The Rear End

A Trip Down Festival Lane

he who has the cheap plastic carnival prizes has the power

Mike Paulus, illustrated by Beth Czech |

 
Above: Ultimate Power.

Some people possess power, but not many. Not real power. You know what kind of power I’m talking about. I’m talking about people-crushing power. Ultimate Power. Like many of you, my personal and professional lives don’t afford much in the way of Ultimate Power. However, Mike Paulus’s life was very different in the summer of 1985 …

… or at least, I think it was the summer of 1985. I know it was sometime in the mid-eighties. And in the summer. At any rate, I will never forget what happened to me back then – every detail is forever burned into my mind … apart from the year, that is ...

As a youth, I attended St. James the Greater Catholic Elementary School. I have no idea where St. James the Lesser Elementary School was located, but screw them. I was from The Greater. Every summer, St. James the Greater Catholic Church hosted a “summerfest” style event where members of the parish and school volunteered to plan, build, and run a fundraising carnival. There was a beer tent. There was charcoal chicken. And most of all, there were games – lots and lots of games designed to entice kids into annoying their parents into spending money on little red tickets.

All the small-town carnival classics were there. The “ring toss” booth. The “throw a ball in a bucket” booth. The “throw a dart at a wall of balloons” booth. The “Holy Sacraments Super Quiz” booth. (I made one of those up.)

At one booth, you could throw softballs at milk bottles made from the heaviest lead known to man. Pshhh. Even as a kid, I knew those “milk bottles” had never held milk – unless the animal it came from was some sort of mutant cow with radioactive udders.

We also had that one booth where kids scare the crap out of a table-full of goldfish by repeatedly pelting their little glass bowls with ping pong balls. If the kid is lucky enough to actually lob a ball into a bowl, the poor fish gets the pleasure of being scooped into a plastic bag so it can be carried around for the rest of the day, boiling in the hot summer sun. If the fish is lucky, it’ll get hurled into the air and onto the roasting blacktop – water balloon-style – thus bringing its misery to a splattery end.


    All the great prizes were available to our carnival’s winners: the super-skinny banana clip-like sunglasses. The cheap, unusable yo-yo. The “mind-bender” puzzle so horribly manufactured there was no way in hell you could ever solve it. The little picture of Jesus in a little plastic frame. (I didn’t make any of those up.)

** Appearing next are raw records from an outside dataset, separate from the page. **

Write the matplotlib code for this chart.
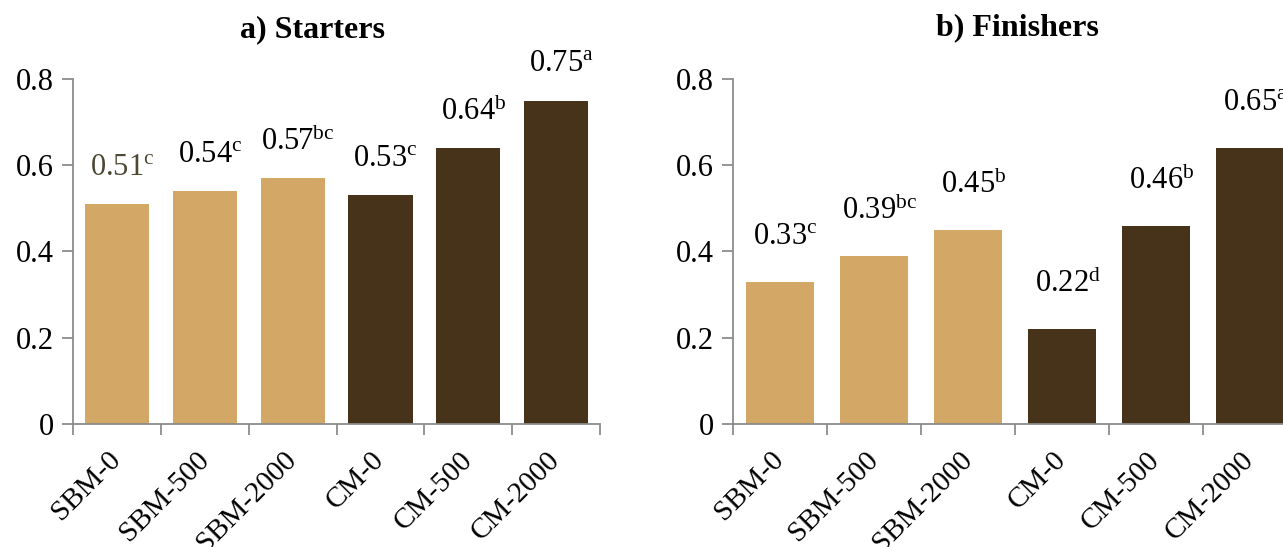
import numpy as np
import matplotlib
matplotlib.use('Agg')
import matplotlib.pyplot as plt

# ==========================================
# Plot style (Times-like serif, Excel look)
# ==========================================
plt.rcParams.update({
    'font.family': 'Liberation Serif',
    'mathtext.fontset': 'custom',
    'mathtext.rm': 'Liberation Serif',
    'mathtext.it': 'Liberation Serif:italic',
    'mathtext.bf': 'Liberation Serif:bold',
})

# ==========================================
# Data
# ==========================================
categories = ['SBM-0', 'SBM-500', 'SBM-2000', 'CM-0', 'CM-500', 'CM-2000']

starters = [0.51, 0.54, 0.57, 0.53, 0.64, 0.75]
starters_labels = ['0.51', '0.54', '0.57', '0.53', '0.64', '0.75']
starters_letters = ['c', 'c', 'bc', 'c', 'b', 'a']

finishers = [0.33, 0.39, 0.45, 0.22, 0.46, 0.64]
finishers_labels = ['0.33', '0.39', '0.45', '0.22', '0.46', '0.65']
finishers_letters = ['c', 'bc', 'b', 'd', 'b', 'a']

yticks = [0, 0.2, 0.4, 0.6, 0.8]

SBM_COLOR = '#d3a765'
CM_COLOR = '#47321a'
AXIS_COLOR = '#8c8c8c'


def draw_panel(ax, values, labels, letters, label_offset, first_color='black'):
    x = np.arange(len(categories))
    colors = [SBM_COLOR if c.startswith('SBM') else CM_COLOR for c in categories]
    ax.bar(x, values, width=0.73, color=colors, edgecolor='none', zorder=2)

    for i, (v, lab, let) in enumerate(zip(values, labels, letters)):
        col = first_color if i == 0 else 'black'
        ax.text(i + 0.06, v + label_offset, lab + r'$^{\mathrm{' + let + '}}$',
                ha='center', va='center', fontsize=22, color=col,
                clip_on=False)

    ax.set_xlim(-0.5, len(categories) - 0.5)
    ax.set_ylim(0, 0.8)
    ax.set_yticks(yticks)
    ax.set_yticklabels(['0', '0.2', '0.4', '0.6', '0.8'], fontsize=22)

    # category boundaries get the tick marks, labels sit in between
    ax.set_xticks(np.arange(-0.5, len(categories), 1.0))
    ax.set_xticklabels([])
    ax.set_xticks(x, minor=True)
    ax.set_xticklabels(categories, minor=True, rotation=45, ha='right',
                       va='center', rotation_mode='anchor', fontsize=21)
    ax.tick_params(axis='x', which='minor', length=0, pad=23)
    ax.tick_params(axis='x', which='major', length=8, width=1.3,
                   color=AXIS_COLOR, direction='out')
    ax.tick_params(axis='y', length=8, width=1.3, color=AXIS_COLOR,
                   direction='out', pad=6)

    for side in ('top', 'right'):
        ax.spines[side].set_visible(False)
    for side in ('left', 'bottom'):
        ax.spines[side].set_color(AXIS_COLOR)
        ax.spines[side].set_linewidth(1.3)


fig = plt.figure(figsize=(12.83, 5.47), dpi=100)

ax1 = fig.add_axes([0.0569, 0.2249, 0.4108, 0.6307])
ax2 = fig.add_axes([0.5713, 0.2249, 0.4396, 0.6307])

draw_panel(ax1, starters, starters_labels, starters_letters, 0.085,
           first_color='#4d4834')
draw_panel(ax2, finishers, finishers_labels, finishers_letters, 0.105)

fig.text(312 / 1283, 1 - 30 / 547, 'a) Starters', ha='center', va='center',
         fontsize=23, fontweight='bold')
fig.text(1017 / 1283, 1 - 28 / 547, 'b) Finishers', ha='center', va='center',
         fontsize=23, fontweight='bold')

fig.savefig('out.png', dpi=100)
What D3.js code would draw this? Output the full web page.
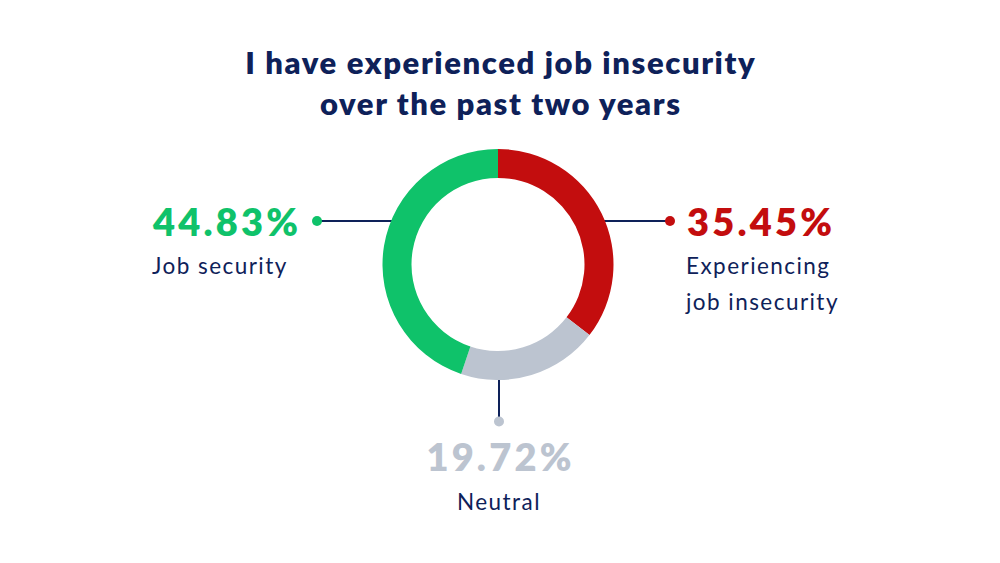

We kids loved those prizes. And at one booth in particular, I got to be the person deciding who got them. There are many names for this booth, this game of chance. Different regions of the country and different cultures of the world have their own labels. I choose to call it The Booth of Ultimate Power.

There are others who call it Gone Fishin’.

The premise of The Booth of Ultimate Power is deceivingly simple. A happy carnival-goer. high on grape soda and fluorescent blue cotton candy, approaches a sheet of cheap plywood painted with an underwater scene – fish, seaweed, treasure chests and the like. They are given a wooden stick with a piece of string tied to it, a clip affixed to the end of the string. This is the fishin’ pole. The carnival-goer tosses the clip end of the string over the plywood/underwater scene. The fact that they are actually fishing from beneath the surface of the “water” will not occur to the carnival-goer, because now they are fishin’. And the Ultimate Power Play begins.

In the summer of 1985ish, Mike Paulus sat upon a little stool on the other side of that plywood. When the clip appeared over the top of the barrier betwixt me and the common folk, it was my duty to grab a prize, attach it to the clip, and give the string a little tug. And that was my power. I decided who went home with the cap gun and who got the stupid booklet of puffy Rainbow Brite stickers. I could give my friends the good stuff, and my enemies the Great Work! No. 2 pencil.

Unfortunately, I had only one, maybe two friends. But that’s OK. Ultimate Power was my friend. What more could I need?

So as you can see, these church and small-town festivals are important to kids. They are tent polls helping to protect the memory of summer. They are threads in the canvas of American childhood. And they afford today’s youth some people-crushing power. So let’s do what we can to support them.